Amazon.com, Inc. (NASDAQ:AMZN)’s earnings for the fourth quarter fell shy of the analysts’ expectations increasing costs of delivery of goods. The online marketplace firm spent $4.5 billion in the fourth quarter representing 24.4% YOY growth thus affecting the bottom line numbers.
Analysts were worried about Amazon.com, Inc. (NASDAQ:AMZN)’s investments in lease of jets, and trucks. On top of that, they were also concerned that the company would not mind spending to take on the likes of United Parcel Service, Inc. (NYSE:UPS) or FedEx Corporation (NYSE:FDX). However, its executives discounted any such move. The company opened more warehouses to handle increased orders, as well as, speed up the delivery. It was also establishing its own delivery system.

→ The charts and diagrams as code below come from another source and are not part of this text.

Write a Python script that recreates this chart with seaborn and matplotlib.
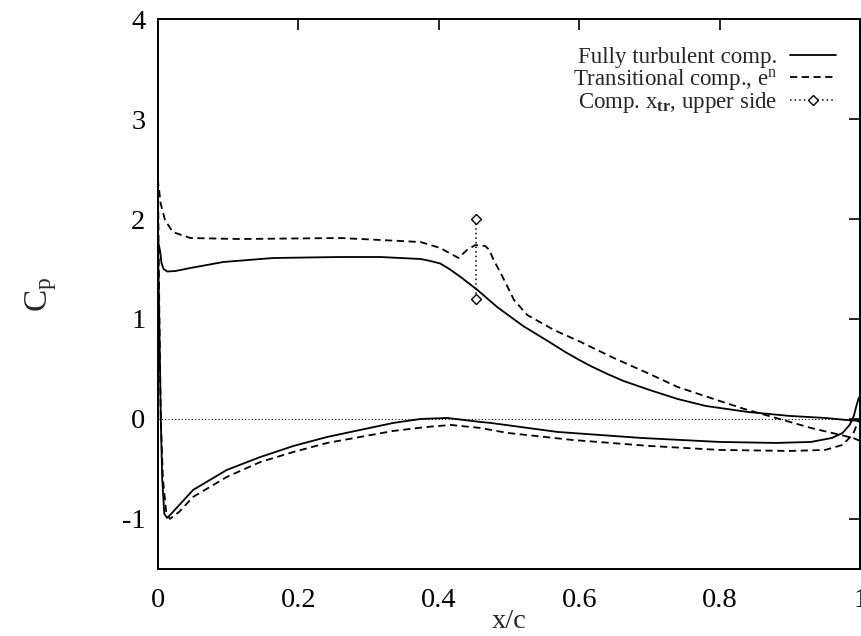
import numpy as np
import pandas as pd
import matplotlib
matplotlib.use("Agg")
import matplotlib.pyplot as plt
import seaborn as sns

# Fully turbulent computation: upper side (trailing edge -> leading edge)
turb_upper_x = [1.0, 0.98, 0.95, 0.90, 0.84, 0.78, 0.74, 0.70, 0.663, 0.64, 0.616,
                0.60, 0.58, 0.555, 0.52, 0.483, 0.455, 0.431, 0.415, 0.402, 0.385,
                0.374, 0.317, 0.26, 0.164, 0.093, 0.046, 0.025, 0.013, 0.008,
                0.005, 0.003, 0.0]
turb_upper_cp = [-0.02, -0.01, 0.01, 0.03, 0.07, 0.13, 0.20, 0.29, 0.38, 0.45, 0.53,
                 0.59, 0.67, 0.78, 0.93, 1.12, 1.29, 1.42, 1.50, 1.555, 1.585,
                 1.60, 1.62, 1.62, 1.61, 1.57, 1.51, 1.48, 1.475, 1.50,
                 1.56, 1.68, 1.78]
# Fully turbulent computation: lower side (leading edge -> trailing edge)
turb_lower_x = [0.0, 0.002, 0.004, 0.006, 0.009, 0.013, 0.02, 0.05, 0.098, 0.146,
                0.193, 0.241, 0.288, 0.335, 0.374, 0.412, 0.459, 0.474, 0.569, 0.688,
                0.80, 0.88, 0.93, 0.96, 0.975, 0.985, 0.991, 0.995, 0.998, 1.0]
turb_lower_cp = [1.78, 0.9, 0.0, -0.6, -0.95, -0.99, -0.94, -0.71, -0.51, -0.38,
                 -0.27, -0.18, -0.11, -0.04, 0.0, 0.01, -0.03, -0.04, -0.13, -0.19,
                 -0.23, -0.24, -0.23, -0.19, -0.14, -0.06, 0.03, 0.14, 0.21, 0.22]

# Transitional computation (e^n): upper side
trans_upper_x = [1.0, 0.99, 0.96, 0.93, 0.90, 0.835, 0.80, 0.74, 0.697, 0.649, 0.602,
                 0.564, 0.526, 0.507, 0.498, 0.488, 0.478, 0.472, 0.466, 0.452,
                 0.44, 0.428, 0.415, 0.402, 0.374, 0.317, 0.26, 0.117, 0.046,
                 0.021, 0.01, 0.004, 0.0]
trans_upper_cp = [-0.22, -0.19, -0.14, -0.09, -0.03, 0.10, 0.18, 0.32, 0.46, 0.61, 0.77,
                  0.89, 1.04, 1.19, 1.32, 1.46, 1.59, 1.69, 1.73, 1.74,
                  1.69, 1.61, 1.66, 1.71, 1.77, 1.79, 1.81, 1.80, 1.81,
                  1.87, 1.99, 2.15, 2.38]
# Transitional computation (e^n): lower side
trans_lower_x = [0.0, 0.002, 0.004, 0.007, 0.012, 0.017, 0.03, 0.05, 0.098, 0.146,
                 0.193, 0.241, 0.288, 0.335, 0.383, 0.417, 0.459, 0.498, 0.59, 0.70,
                 0.80, 0.90, 0.95, 0.975, 0.99, 0.997, 1.0]
trans_lower_cp = [2.38, 1.0, 0.0, -0.6, -0.95, -1.0, -0.93, -0.78, -0.58, -0.43,
                  -0.33, -0.24, -0.18, -0.12, -0.08, -0.06, -0.09, -0.14, -0.21, -0.27,
                  -0.31, -0.32, -0.31, -0.26, -0.15, -0.03, 0.0]

# Computed transition location on the upper side
xtr_x = [0.453, 0.453]
xtr_cp = [2.0, 1.2]

x_ticks = [0, 0.2, 0.4, 0.6, 0.8, 1]
x_tick_labels = ["0", "0.2", "0.4", "0.6", "0.8", "1"]
y_ticks = [-1, 0, 1, 2, 3, 4]
y_tick_labels = ["-1", "0", "1", "2", "3", "4"]

sns.set_style("white")
plt.rcParams["font.family"] = ["Liberation Serif", "DejaVu Serif"]
plt.rcParams["mathtext.fontset"] = "custom"
plt.rcParams["mathtext.rm"] = "Liberation Serif"
plt.rcParams["mathtext.it"] = "Liberation Serif:italic"
plt.rcParams["mathtext.bf"] = "Liberation Serif:bold"

fig = plt.figure(figsize=(8.61, 6.36), dpi=100)
ax = fig.add_axes([0.1835, 0.1055, 0.8155, 0.8645])

turb = pd.DataFrame({"x": turb_upper_x + turb_lower_x,
                     "cp": turb_upper_cp + turb_lower_cp})
trans = pd.DataFrame({"x": trans_upper_x + trans_lower_x,
                      "cp": trans_upper_cp + trans_lower_cp})
xtr = pd.DataFrame({"x": xtr_x, "cp": xtr_cp})

# zero reference line
ax.axhline(0, color="black", lw=0.8, ls=(0, (1, 2)), zorder=1)

sns.lineplot(data=turb, x="x", y="cp", sort=False, estimator=None, ax=ax,
             color="black", lw=1.3, label="Fully turbulent comp.")
sns.lineplot(data=trans, x="x", y="cp", sort=False, estimator=None, ax=ax,
             color="black", lw=1.3, label="Transitional comp., e$^{\\mathrm{n}}$")
ax.lines[-1].set_dashes((4, 2.5))
sns.lineplot(data=xtr, x="x", y="cp", sort=False, estimator=None, ax=ax,
             color="black", lw=1.1, marker="D", markersize=5,
             markerfacecolor="white", markeredgecolor="black", markeredgewidth=1.0,
             label="Comp. x$_{\\mathbf{tr}}$, upper side")
ax.lines[-1].set_dashes((1, 2))

ax.set_xlim(0, 1)
ax.set_ylim(-1.5, 4)
ax.set_xticks(x_ticks)
ax.set_xticklabels(x_tick_labels)
ax.set_yticks(y_ticks)
ax.set_yticklabels(y_tick_labels)
ax.tick_params(direction="in", length=8, width=1.2, top=True, right=True,
               labelsize=20.5, colors="black")
ax.tick_params(axis="x", pad=14)
ax.tick_params(axis="y", pad=9)
for s in ax.spines.values():
    s.set_linewidth(1.4)
    s.set_color("black")

ax.set_xlabel("x/c", fontsize=20.5, labelpad=-3)
ax.set_ylabel("C$_{\\mathrm{p}}$", fontsize=24, labelpad=45, rotation=90)

leg = ax.legend(loc="upper right", bbox_to_anchor=(0.988, 0.979), frameon=False,
                markerfirst=False, fontsize=16.5, handlelength=2.0,
                handletextpad=0.55, labelspacing=-0.05, borderpad=0.2, numpoints=1)
for t in leg.get_texts():
    t.set_ha("right")
leg._legend_box.align = "right"

fig.savefig("out.png", dpi=100)
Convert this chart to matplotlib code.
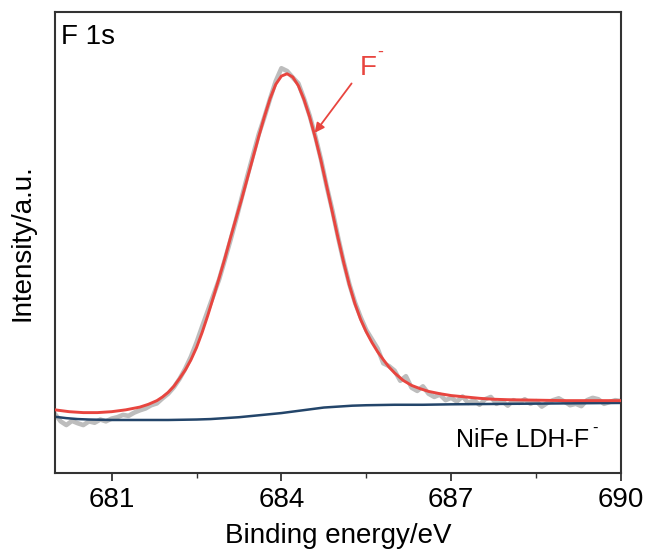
import numpy as np
import matplotlib
matplotlib.use("Agg")
import matplotlib.pyplot as plt
from matplotlib.ticker import MultipleLocator

plt.rcParams['font.family'] = ['Liberation Sans', 'DejaVu Sans']

# Raw (grey) data, 0.1 eV steps from 680.0 to 690.0
raw_x = np.round(np.arange(680.0, 690.01, 0.1), 2)
raw_y = [0.128, 0.112, 0.104, 0.113, 0.108, 0.104, 0.112, 0.109, 0.116, 0.112,
         0.118, 0.121, 0.126, 0.124, 0.131, 0.136, 0.140, 0.147, 0.151, 0.162,
         0.172, 0.186, 0.204, 0.226, 0.252, 0.283, 0.318, 0.352, 0.386, 0.420,
         0.462, 0.505, 0.550, 0.598, 0.645, 0.690, 0.735, 0.772, 0.812, 0.850,
         0.878, 0.872, 0.858, 0.845, 0.812, 0.775, 0.730, 0.680, 0.622, 0.570,
         0.512, 0.458, 0.410, 0.370, 0.338, 0.310, 0.290, 0.270, 0.238, 0.232,
         0.222, 0.200, 0.210, 0.185, 0.178, 0.188, 0.172, 0.165, 0.170, 0.158,
         0.163, 0.155, 0.166, 0.152, 0.158, 0.148, 0.160, 0.165, 0.150, 0.156,
         0.146, 0.158, 0.152, 0.160, 0.150, 0.156, 0.144, 0.152, 0.158, 0.162,
         0.155, 0.147, 0.150, 0.145, 0.158, 0.163, 0.160, 0.150, 0.154, 0.158,
         0.156]

# Fitted envelope (red)
fit_x = [680.0, 680.25, 680.5, 680.75, 681.0, 681.25, 681.5, 681.65, 681.8, 681.9,
         682.0, 682.1, 682.2, 682.3, 682.4, 682.5, 682.6, 682.7, 682.8, 682.9,
         683.0, 683.1, 683.2, 683.3, 683.4, 683.5, 683.6, 683.7, 683.8, 683.9,
         684.0, 684.1, 684.2, 684.3, 684.4, 684.5, 684.6, 684.7, 684.8, 684.9,
         685.0, 685.1, 685.2, 685.3, 685.4, 685.5, 685.6, 685.7, 685.8, 685.9,
         686.0, 686.15, 686.3, 686.45, 686.6, 686.8, 687.0, 687.25, 687.5, 687.75,
         688.0, 688.5, 689.0, 689.5, 690.0]
fit_y = [0.137, 0.133, 0.131, 0.131, 0.133, 0.137, 0.143, 0.149, 0.157, 0.165,
         0.175, 0.188, 0.205, 0.223, 0.245, 0.272, 0.305, 0.342, 0.382, 0.423,
         0.465, 0.510, 0.553, 0.595, 0.640, 0.685, 0.730, 0.773, 0.812, 0.843,
         0.861, 0.866, 0.859, 0.840, 0.810, 0.772, 0.727, 0.677, 0.622, 0.566,
         0.510, 0.457, 0.408, 0.367, 0.333, 0.306, 0.283, 0.263, 0.246, 0.230,
         0.217, 0.201, 0.190, 0.183, 0.177, 0.172, 0.168, 0.165, 0.162, 0.160,
         0.159, 0.158, 0.157, 0.157, 0.157]

# Background (dark blue)
bg_x = [680.0, 680.2, 680.4, 680.6, 681.0, 681.5, 682.0, 682.5, 682.75, 683.0,
        683.25, 683.5, 683.75, 684.0, 684.25, 684.5, 684.75, 685.0, 685.25, 685.5,
        686.0, 686.5, 687.0, 688.0, 689.0, 690.0]
bg_y = [0.122, 0.119, 0.117, 0.116, 0.115, 0.115, 0.115, 0.116, 0.117, 0.119,
        0.121, 0.124, 0.127, 0.130, 0.134, 0.138, 0.142, 0.144, 0.146, 0.147,
        0.148, 0.148, 0.149, 0.150, 0.151, 0.152]

xticks = [681, 684, 687, 690]

fig = plt.figure(figsize=(6.48, 5.59), dpi=100)
ax = fig.add_axes([55/648, 1-473/559, 566/648, 461/559])

ax.plot(raw_x, raw_y, color='#bdbdbd', lw=3.3, solid_capstyle='round',
        solid_joinstyle='round', zorder=1)
ax.plot(fit_x, fit_y, color='#e8453f', lw=2.1, zorder=3)
ax.plot(bg_x, bg_y, color='#23456a', lw=1.8, zorder=2)

ax.set_xlim(680, 690)
ax.set_ylim(0, 1)
ax.set_xticks(xticks)
ax.xaxis.set_minor_locator(MultipleLocator(1.5))
ax.set_yticks([])
ax.tick_params(axis='x', which='major', direction='out', length=6, width=1.3,
               labelsize=20, pad=4, color='#333333')
ax.tick_params(axis='x', which='minor', direction='out', length=3.5, width=1.0,
               color='#333333')
for s in ax.spines.values():
    s.set_linewidth(1.5)
    s.set_color('#333333')

ax.set_xlabel('Binding energy/eV', fontsize=20, labelpad=7)
ax.set_ylabel('Intensity/a.u.', fontsize=20, labelpad=14)

ax.text(0.01, 0.93, 'F 1s', transform=ax.transAxes, fontsize=20,
        ha='left', va='baseline')
ax.text(0.944, 0.056, 'NiFe LDH-F', transform=ax.transAxes, fontsize=18,
        ha='right', va='baseline')
ax.text(0.949, 0.088, '-', transform=ax.transAxes, fontsize=12,
        ha='left', va='baseline')

ax.annotate('', xy=(684.59, 0.738), xytext=(685.24, 0.845),
            arrowprops=dict(arrowstyle='-|>', color='#e8453f', lw=1.3,
                            mutation_scale=14, shrinkA=0, shrinkB=0))
ax.text(685.39, 0.863, 'F', color='#e8453f', fontsize=20,
        ha='left', va='baseline')
ax.text(685.70, 0.902, '-', color='#e8453f', fontsize=13,
        ha='left', va='baseline')

fig.savefig('out.png', dpi=100)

According to Wedbush Securities MD, Michael Pachter, the earnings miss was partly due to marketing and partly due to fulfillment centers. The company has been pushing its Prime membership promising free two-day deliveries for online orders. He said that the growing popularity also resulted in increased shipping costs, which might remain a big concern in the coming months too.
Adding To Logistics
Amazon.com, Inc. (NASDAQ:AMZN)’s CFO, Brian Olsavsky, said that the company was left with no alternatives but to add to its logistics so that it would supplement its partners. That does not mean that it would replace them. He was referring to the speculations about analysts expressing their opinion that the online retailers might become a major logistics player one day. The concern was that such an ambitious move would increase costs.
Currently, both FedEx Corporation (NYSE:FDX) and United Parcel Service, Inc. (NYSE:UPS) were handling the bulk of the deliveries of Amazon.com, Inc. (NASDAQ:AMZN). However, the online retailer wants to have direct control ever since the last-minute surge in online orders resulted in delayed deliveries in 2013. The CFO said that the carriers were unable to handle the capacity that the company required during the peak of the season.